Veteran gay and human rights campaigner Peter Tatchell has criticised the BBC's "double standards" for failing to remove Fury from the shortlist.

Tatchell said: "Justifying his continued inclusion as a nominee for Sports Personality of the Year, the BBC claims that Fury should be judged solely on his sporting achievements.

"This is not the view of most sporting bodies, including the British Board of Boxing Control. They penalise athletes who express homophobic, racist and other bigoted opinions. Their policy is zero tolerance. The BBC is out of step with sporting professional bodies who say that prejudice has no place in any sport.

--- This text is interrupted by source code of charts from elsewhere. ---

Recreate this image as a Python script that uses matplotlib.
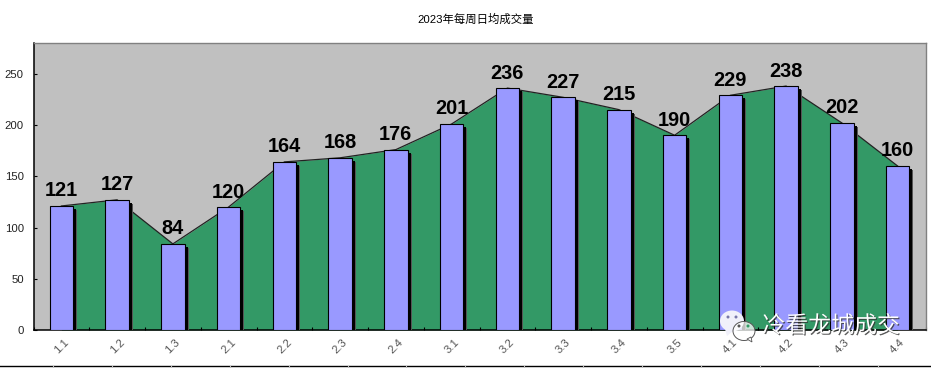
#!/usr/bin/env python3
import matplotlib
matplotlib.use("Agg")
import matplotlib.pyplot as plt
import matplotlib.patheffects as pe
from matplotlib.patches import Ellipse, Polygon

plt.rcParams["font.family"] = ["Liberation Sans", "Noto Sans CJK SC", "DejaVu Sans"]

weeks = ["1.1", "1.2", "1.3", "2.1", "2.2", "2.3", "2.4", "3.1",
         "3.2", "3.3", "3.4", "3.5", "4.1", "4.2", "4.3", "4.4"]
volumes = [121, 127, 84, 120, 164, 168, 176, 201,
           236, 227, 215, 190, 229, 238, 202, 160]
y_ticks = [0, 50, 100, 150, 200, 250]
title = "2023年每周日均成交量"
watermark = "冷看龙城成交"

W, H = 931, 368
PX = 72 / 100  # points per pixel at dpi 100

fig = plt.figure(figsize=(W / 100, H / 100), dpi=100, facecolor="white")
ax = fig.add_axes([33.5 / W, 1 - 330 / H, 892 / W, 287 / H], facecolor="#C0C0C0")

xs = list(range(len(weeks)))
ax.fill_between(xs, volumes, 0, color="#339966", lw=0, zorder=1)
ax.plot(xs, volumes, color="#222222", lw=0.9, zorder=2)

shadow = [
    pe.SimplePatchShadow(offset=(4 * PX, -4 * PX), shadow_rgbFace="#555555", alpha=1),
    pe.SimplePatchShadow(offset=(3 * PX, -3 * PX), shadow_rgbFace="black", alpha=1),
    pe.Normal(),
]
bars = ax.bar(xs, volumes, width=0.42, color="#9999FF", edgecolor="black", lw=0.8, zorder=3)
for bar in bars:
    bar.set_path_effects(shadow)

for x, v in zip(xs, volumes):
    ax.annotate(str(v), (x, v), xytext=(0, 9.5 * PX), textcoords="offset points",
                ha="center", va="baseline", fontsize=14.4, fontweight="bold",
                color="black", zorder=5)

ax.set_xlim(-0.5, len(weeks) - 0.5)
ax.set_ylim(0, 280)
ax.set_yticks(y_ticks)
ax.set_xticks([i - 0.5 for i in range(len(weeks) + 1)])
ax.set_xticklabels([])
ax.set_xticks(xs, minor=True)
ax.set_xticklabels(weeks, minor=True, rotation=45, ha="center", va="center",
                   rotation_mode="anchor", fontsize=8.2, color="#555555")
ax.tick_params(axis="x", which="major", direction="in", length=2.5, width=0.8)
ax.tick_params(axis="x", which="minor", length=0, pad=12)
ax.tick_params(axis="y", direction="in", length=2.5, width=0.8, pad=7, labelsize=8.2, labelcolor="#222222")

for side in ("left", "bottom"):
    ax.spines[side].set_color("black")
    ax.spines[side].set_linewidth(1.1)
for side in ("top", "right"):
    ax.spines[side].set_color("#808080")
    ax.spines[side].set_linewidth(1.0)

fig.text(476 / W, 1 - 19 / H, title, ha="center", va="center", fontsize=8.2,
         family=["Liberation Sans", "Noto Sans CJK SC"], color="black")

# overlay in pixel coordinates: cropped strip at the bottom and the watermark
ov = fig.add_axes([0, 0, 1, 1], facecolor="none")
ov.set_xlim(0, W)
ov.set_ylim(H, 0)
ov.axis("off")
ov.plot([0, W], [365.5, 365.5], color="black", lw=1.0, zorder=1)
for i in range(16):
    tx = 53 + 59 * i - 0.1 * i
    ov.plot([tx, tx], [366, H], color="#BBBBBB", lw=0.8, zorder=1)

ov.add_patch(Ellipse((732, 321), 24, 21, fc="#F0F0FA", ec="none", zorder=6))
ov.add_patch(Polygon([[725, 329], [727, 336], [733, 331]], fc="#F0F0FA", ec="none", zorder=6))
ov.add_patch(Ellipse((744, 331), 22, 19, fc=(1, 1, 1, 0.75), ec="#555555", lw=0.7, zorder=7))
ov.add_patch(Polygon([[747, 339], [752, 342], [751, 337]], fc="white", ec="#555555", lw=0.6, zorder=7))
for ex, ey, col in [(728, 317, "#7777AA"), (736, 317, "#7777AA"),
                    (739, 326, "#555555"), (748, 326, "#339966")]:
    ov.add_patch(Ellipse((ex, ey), 3, 3, fc=col, ec="none", zorder=8))

ov.text(831, 326, watermark, ha="center", va="center", fontsize=16.5, color="white",
        family=["Noto Sans CJK SC", "DejaVu Sans"], zorder=9,
        path_effects=[pe.withSimplePatchShadow(offset=(0.8, -0.8), shadow_rgbFace="#333333", alpha=0.8)])

fig.savefig("out.png", dpi=100)
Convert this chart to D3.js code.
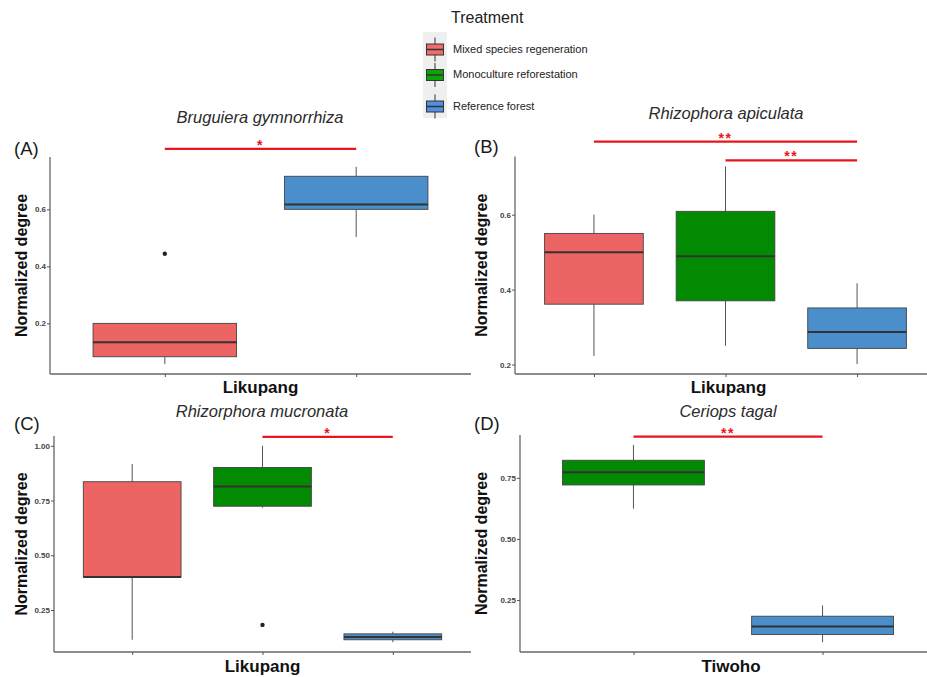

"If Fury had made racist comments I am certain that the BBC would have never shortlisted him. This decision smacks of double standards. Yet again the BBC is being more lenient with homophobia than it is with racism."

Sports Minister Tracey Crouch said a decision on Fury's involvement was strictly a matter for the BBC.

Crouch, speaking at a Professional Player Federation event highlighting anti-match-fixing initiatives at the House of Commons, said: "Not only is it a matter for the BBC but it is also a criminal investigation now.

"This is something I'm sure the BBC are taking incredibly seriously and it's something they are going to have to look at and make a decision on.

"Sports personality of the year is a highlight for many who achieved great things over the year including volunteers and coaches as well as the big personalities, so it is an important part in the calendar of sport and their achievements are something that we should be celebrating.

"That's something that the BBC will have to take into account when it is considering what to do about these comments from Tyson Fury."

In an unrelated move, Fury has been stripped of the IBF belt he claimed following his sensational victory over Wladimir Klitschko at the end of last month.

The IBF said it acted because Fury turned down a fight against its mandatory challenger Vyacheslav Glazkov. Klitschko has exercised a rematch clause in the contract for his original fight with Fury, who still holds the WBA and WBO belts.

After a meeting of the British Boxing Board of Control on Wednesday, general secretary Robert Smith said the issue had been discussed but nothing would be made public until Fury had been contacted.

"We are in the process of informing Mr Fury of what's been discussed today and once we've done that then that'll be it," Smith told ITN, declining to give any further information.